La donna finì in pronto soccorso per l’ultima volta nel 2018. Con delle lesioni traumatiche. Una sorta di goccia che fece traboccare il vaso. In quel frangente infatti decise di sporgere denuncia spiegando che a picchiarla era stato il marito.
Una volta medicata e dimessa per quelle ferite formalizzò ai carabinieri anche una serie di ulteriori accuse. Spiegando come in passato fosse altre volte rimasta ferita per colpa del marito. Come a subire maltrattamenti fossero stati anche i loro due figli e come le prime problematiche di violenza domestica risalissero addirittura a 14 anni prima.
Una denuncia da cui è nato il processo ieri in tribunale a Forlì. Qui l’uomo era difeso dall’avvocato Alessandro Sintucci.

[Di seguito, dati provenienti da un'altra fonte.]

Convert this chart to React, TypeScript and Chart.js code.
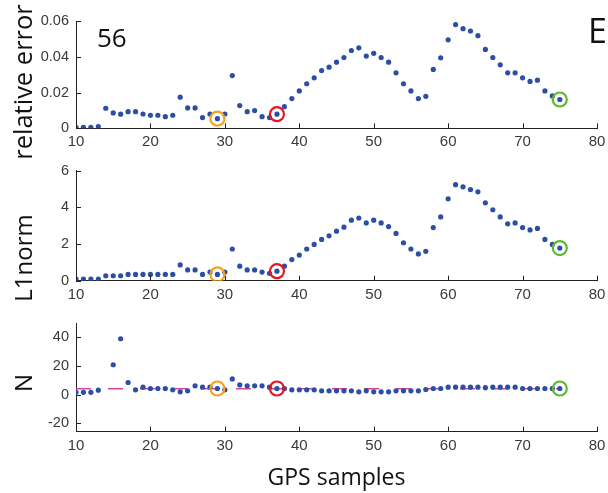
import React, { useEffect, useRef } from "react";
import { Chart, registerables } from "chart.js";
Chart.register(...registerables);

// ---------- data ----------
const samples = [
  10, 11, 12, 13, 14, 15, 16, 17, 18, 19, 20, 21, 22, 23, 24, 25, 26, 27, 28, 29, 30, 31, 32,
  33, 34, 35, 36, 37, 38, 39, 40, 41, 42, 43, 44, 45, 46, 47, 48, 49, 50, 51, 52, 53, 54, 55,
  56, 57, 58, 59, 60, 61, 62, 63, 64, 65, 66, 67, 68, 69, 70, 71, 72, 73, 74, 75,
];

const relativeError = [
  0.0006, 0.0006, 0.0006, 0.001, 0.0112, 0.0086, 0.0079, 0.0093, 0.0093, 0.008, 0.0073,
  0.0073, 0.0065, 0.0073, 0.0174, 0.0114, 0.0114, 0.006, 0.008, 0.0054, 0.008, 0.0295,
  0.0127, 0.0093, 0.0099, 0.0065, 0.006, 0.0079, 0.0121, 0.0166, 0.0209, 0.0249, 0.0282,
  0.0323, 0.0342, 0.037, 0.0396, 0.0435, 0.045, 0.0404, 0.0419, 0.0396, 0.037, 0.031,
  0.0249, 0.0209, 0.0166, 0.0179, 0.0329, 0.0394, 0.0495, 0.058, 0.0557, 0.0544, 0.0518,
  0.0441, 0.0396, 0.0355, 0.031, 0.031, 0.0282, 0.0262, 0.0269, 0.0209, 0.0181, 0.0161,
];

const l1Norm = [
  0.09, 0.09, 0.09, 0.09, 0.27, 0.27, 0.27, 0.34, 0.34, 0.34, 0.34, 0.34, 0.34, 0.34, 0.86,
  0.59, 0.59, 0.34, 0.47, 0.34, 0.47, 1.73, 0.79, 0.59, 0.59, 0.47, 0.4, 0.52, 0.79, 1.15,
  1.4, 1.73, 1.98, 2.25, 2.45, 2.7, 2.92, 3.3, 3.42, 3.15, 3.3, 3.15, 2.95, 2.58, 2.07, 1.73,
  1.46, 1.6, 2.9, 3.48, 4.47, 5.24, 5.12, 4.97, 4.85, 4.25, 3.87, 3.48, 3.1, 3.15, 2.9, 2.77,
  2.85, 2.25, 1.98, 1.78,
];

const nValues: (number | null)[] = [
  1.5, 1.5, 1.5, 3, null, 20.8, 39, 8.4, 3.3, 5.1, 4.2, 4.2, 4.2, 3.3, 1.9, 2.6, 6.1, 5.1,
  5.1, 4.2, 3.3, 10.9, 6.7, 6.1, 6.1, 6.1, 5.1, 4.2, 4.2, 3.3, 3.3, 3.3, 3.3, 2.6, 2.6, 2.6,
  2.6, 2.6, 1.9, 2.6, 1.9, 1.9, 1.9, 2.6, 2.6, 2.6, 2.6, 3.5, 4.2, 4.2, 5.1, 5.1, 5.1, 5.1,
  5.1, 4.8, 5.1, 5.1, 5.1, 5.1, 4.2, 4.2, 4.2, 4.2, 4.2, 4.2,
];

const nReferenceLevel = 4;

const xTickValues = [10, 20, 30, 40, 50, 60, 70, 80];
const relErrTicks = [0, 0.02, 0.04, 0.06];
const l1Ticks = [0, 2, 4, 6];
const nTicks = [-20, 0, 20, 40];

const highlightSamples = [29, 37, 75];
const highlightColors = ["#f7a01c", "#e8141e", "#5cbb2d"];

// ---------- layout / style ----------
const W = 625;
const H = 493;
const AXIS_RIGHT = 597;
const Y_AXIS_W = 76;
const X_AXIS_H = 30;
const DOT = "#2c4fa6";
const TICK_FAMILY = "'Liberation Sans', Arial, Helvetica, sans-serif";
const TEXT_FAMILY = "'Open Sans', 'Noto Sans', sans-serif";

type Txt = {
  text: string;
  x: number | "center";
  y: number;
  size: number;
  rotate?: boolean;
  align?: CanvasTextAlign;
};

type PanelSpec = {
  series: (number | null)[];
  yMin: number;
  yMax: number;
  yTicks: number[];
  top: number;
  bottom: number;
  texts: Txt[];
  ref?: number;
};

const panels: PanelSpec[] = [
  {
    series: relativeError,
    yMin: 0,
    yMax: 0.06,
    yTicks: relErrTicks,
    top: 21,
    bottom: 128.3,
    texts: [
      { text: "relative error", x: 32, y: 82, size: 25.5, rotate: true },
      { text: "56", x: 97, y: 47, size: 26, align: "left" },
      { text: "E", x: 588, y: 43, size: 34, align: "left" },
    ],
  },
  {
    series: l1Norm,
    yMin: 0,
    yMax: 6,
    yTicks: l1Ticks,
    top: 170.7,
    bottom: 280.7,
    texts: [{ text: "L1norm", x: 32, y: 258, size: 24, rotate: true }],
  },
  {
    series: nValues,
    yMin: -26,
    yMax: 50,
    yTicks: nTicks,
    top: 323,
    bottom: 431.7,
    ref: nReferenceLevel,
    texts: [
      { text: "N", x: 32, y: 383, size: 24, rotate: true },
      { text: "GPS samples", x: "center", y: 485, size: 23 },
    ],
  },
];

const decorPlugin = {
  id: "decor",
  afterDraw(chart: any, _args: any, opts: any) {
    const { ctx, chartArea: a, scales } = chart;
    ctx.save();
    ctx.strokeStyle = "#222";
    ctx.lineWidth = 1;
    ctx.beginPath();
    for (const v of xTickValues) {
      const px = Math.round(scales.x.getPixelForValue(v)) + 0.5;
      ctx.moveTo(px, a.bottom);
      ctx.lineTo(px, a.bottom - 5);
    }
    for (const v of opts.yTicks as number[]) {
      const py = Math.round(scales.y.getPixelForValue(v)) + 0.5;
      ctx.moveTo(a.left, py);
      ctx.lineTo(a.left + 5, py);
    }
    ctx.stroke();
    ctx.fillStyle = "#111";
    for (const t of opts.texts as Txt[]) {
      ctx.font = `${t.size}px ${TEXT_FAMILY}`;
      ctx.textBaseline = "alphabetic";
      const x = t.x === "center" ? (a.left + a.right) / 2 : t.x;
      if (t.rotate) {
        ctx.save();
        ctx.translate(x, t.y);
        ctx.rotate(-Math.PI / 2);
        ctx.textAlign = "center";
        ctx.fillText(t.text, 0, 0);
        ctx.restore();
      } else {
        ctx.textAlign = t.align || "center";
        ctx.fillText(t.text, x, t.y);
      }
    }
    ctx.restore();
  },
};

function buildChart(canvas: HTMLCanvasElement, p: PanelSpec) {
  const pts = samples.map((s, i) => ({ x: s, y: p.series[i] }));
  const hl = highlightSamples.map((s) => ({ x: s, y: p.series[samples.indexOf(s)] }));
  const datasets: any[] = [
    {
      data: hl,
      showLine: false,
      pointRadius: 7,
      pointBorderWidth: 2.2,
      pointBackgroundColor: "rgba(0,0,0,0)",
      pointBorderColor: highlightColors,
    },
    {
      data: pts,
      showLine: false,
      pointRadius: 2.6,
      pointBorderWidth: 0,
      pointBackgroundColor: DOT,
      pointBorderColor: DOT,
    },
  ];
  if (p.ref !== undefined) {
    datasets.push({
      type: "line",
      data: [
        { x: samples[0], y: p.ref },
        { x: samples[samples.length - 1], y: p.ref },
      ],
      showLine: true,
      borderColor: "#d6449c",
      borderWidth: 1.5,
      borderDash: [15, 17],
      pointRadius: 0,
      fill: false,
    });
  }
  return new Chart(canvas, {
    type: "scatter",
    data: { datasets },
    plugins: [decorPlugin],
    options: {
      responsive: false,
      animation: false,
      events: [],
      layout: {
        padding: { left: 0, right: W - AXIS_RIGHT, top: p.top, bottom: H - p.bottom - X_AXIS_H },
      },
      plugins: {
        legend: { display: false },
        tooltip: { enabled: false },
        decor: { yTicks: p.yTicks, texts: p.texts },
      } as any,
      scales: {
        x: {
          type: "linear",
          min: 10,
          max: 80,
          grid: { display: false, drawTicks: false },
          border: { display: true, color: "#222", width: 1 },
          ticks: {
            font: { family: TICK_FAMILY, size: 15 },
            color: "#3a3a3a",
            padding: 5,
            maxRotation: 0,
            callback: (v: any) => String(v),
          },
          afterBuildTicks: (s: any) => {
            s.ticks = xTickValues.map((v) => ({ value: v }));
          },
          afterFit: (s: any) => {
            s.height = X_AXIS_H;
          },
        },
        y: {
          type: "linear",
          min: p.yMin,
          max: p.yMax,
          grid: { display: false, drawTicks: false },
          border: { display: true, color: "#222", width: 1 },
          ticks: {
            font: { family: TICK_FAMILY, size: 14.5 },
            color: "#3a3a3a",
            padding: 7,
            callback: (v: any) => String(v),
          },
          afterBuildTicks: (s: any) => {
            s.ticks = p.yTicks.map((v) => ({ value: v }));
          },
          afterFit: (s: any) => {
            s.width = Y_AXIS_W;
          },
        },
      },
    } as any,
  });
}

export default function App() {
  const r1 = useRef<HTMLCanvasElement>(null);
  const r2 = useRef<HTMLCanvasElement>(null);
  const r3 = useRef<HTMLCanvasElement>(null);

  useEffect(() => {
    const refs = [r1, r2, r3];
    const charts = panels.map((p, i) => buildChart(refs[i].current as HTMLCanvasElement, p));
    return () => charts.forEach((c) => c.destroy());
  }, []);

  const cstyle: React.CSSProperties = { position: "absolute", left: 0, top: 0 };
  return (
    <div
      style={{
        position: "absolute",
        left: 0,
        top: 0,
        width: 608,
        height: H,
        overflow: "hidden",
        background: "#fff",
      }}
    >
      <canvas ref={r1} width={W} height={H} style={cstyle} />
      <canvas ref={r2} width={W} height={H} style={cstyle} />
      <canvas ref={r3} width={W} height={H} style={cstyle} />
    </div>
  );
}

In questi anni la coppia si è separata. Decisione in virtù della quale la sua ex compagna, con cui adesso non convive più (e con la quale invece condivide ancora la gestione dei figli) ha deciso di non costituirsi neppure parte civile per ottenere risarcimento dalle violenze che aveva denunciato in passato.
Per configurare una condanna per maltrattamenti in famiglia, codice alla mano, serve provare che il comportamento dell’accusato fosse costantemente da maltrattante. Una continuità temporale che per la legge deve anche essere associata ad abitudini consolidate di violenza senza “cause scatenanti”.

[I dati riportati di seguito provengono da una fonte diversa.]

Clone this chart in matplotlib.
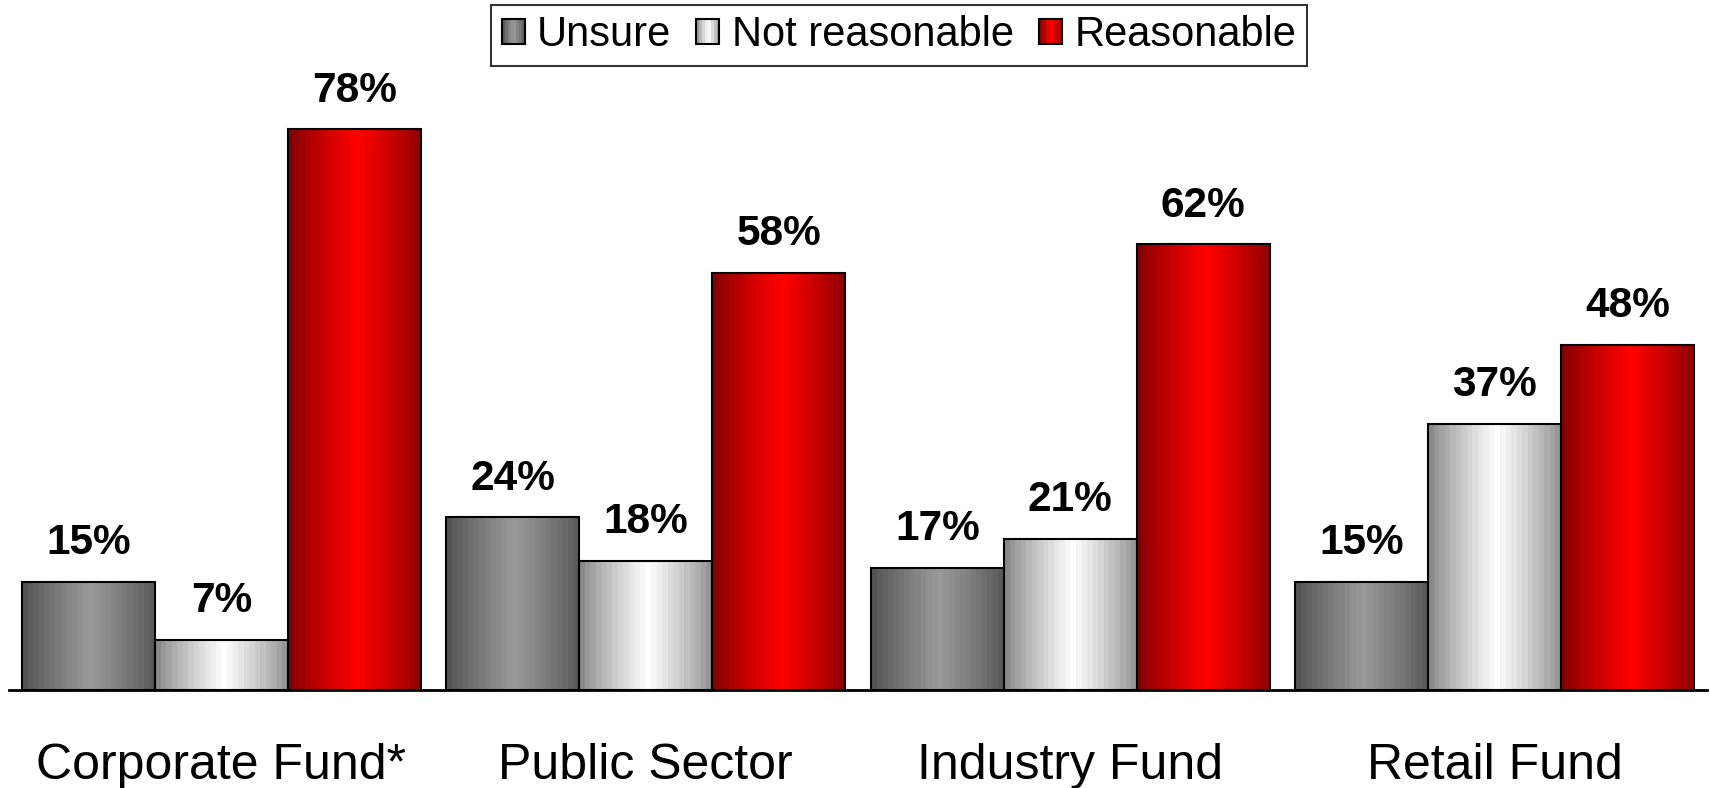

La donna, negli anni di violenze che ha subito, a parte l’ultimo episodio non aveva mai palesato (facendosi curare in pronto soccorso) di aver ricevuto percosse dal marito. Raccontando invece situazioni differenti. Dalle testimonianze, ad esempio, è emerso come avesse riportato delle fratture costali. Centrata da un libro scagliato dal compagno che però stava sgridando per motivi di studio un figlio. E non intendeva colpire volontariamente la moglie. Alcuni degli episodi avvenuti anche in pubblico, che erano indicati come di maltrattamento ai figli, sono stati indicati dai testimoni presenti come culmine (sia pur troppo acceso) di rimproveri per comportamenti dei figli non adeguati. Comunque non situazioni che possano far configurare una condanna. Di qui l’assoluzione decisa dal giudice.